Open records laws are supposed to increase government accountability and transparency. They help journalists do their jobs, and have been vital tools in the fight for police accountability. But many public entities muck things up with those requests by jacking up the reported costs to prepare them. The city of San Antonio became the latest brazen open records price gouger, after slapping an $81,333 price tag on a police department email request. According to mySA.com:
The City of San Antonio issued an $81,333 cost estimate Monday in response to an open records request from mySA.com asking for emails regarding suspensions within the San Antonio Police Department.
City legal officials said approximately 5,422 hours of labor at $15 an hour is needed to complete the request, which was filed Oct. 16, 2015 under the Texas Public Information Act.
The requested information includes all emails sent or received by SAPD employees that mentioned suspensions of officers or coverage of those suspensions by the Express-News and mySA.com in 2015.
City officials said the police department's email system does not have a function to search for specific terms across inboxes.

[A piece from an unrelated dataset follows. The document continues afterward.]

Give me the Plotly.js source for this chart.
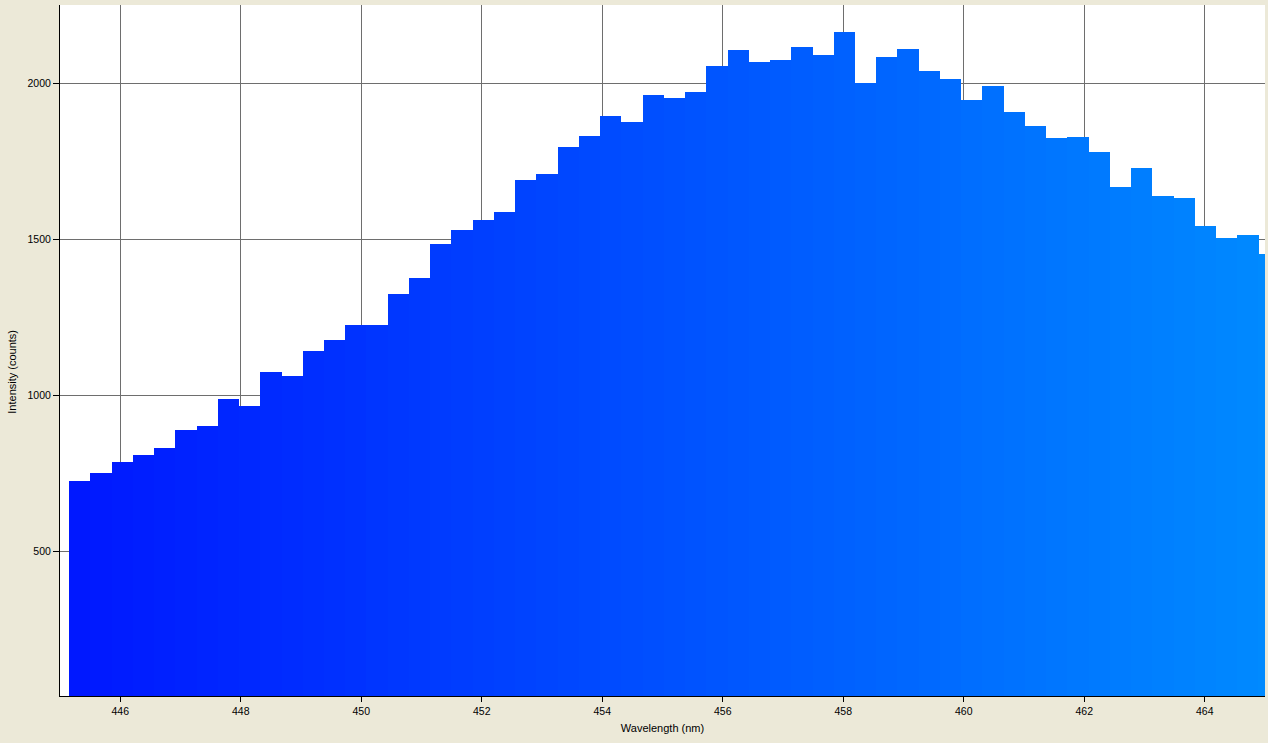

And check out the detailed explanation from the department about the labor involved:
"There are approximately 2,711 SAPD employees. The ITS Department would have to pull all SAPD mailboxes and then transfer those mailboxes onto a designated City employee's computer. The estimated cost is only for the amount of time it would take for the ITS Department to pull all the SAPD mailboxes and then transfer those mailboxes onto the designated City employee's computer. That City employee would then have to enter the requested search terms into each individual mailbox. After all e-mails from all mailboxes were locate, then the employee would have to review for confidential information. Some of the e-mails may need to be sent to the Attorney General's Office and other e-mails may require redactions... There could be an additional labor cost for those e-mails."
So, the police department of the seventh biggest city in the United States doesn’t have a more efficient way to mine emails from its own employees? And 5,422 hours is more than 2.5 years of work. There’s just no way that this process—even at its most tedious—should take more than a few weeks, unless every employee regularly talks about police suspensions or mySA.com. Which seems unlikely.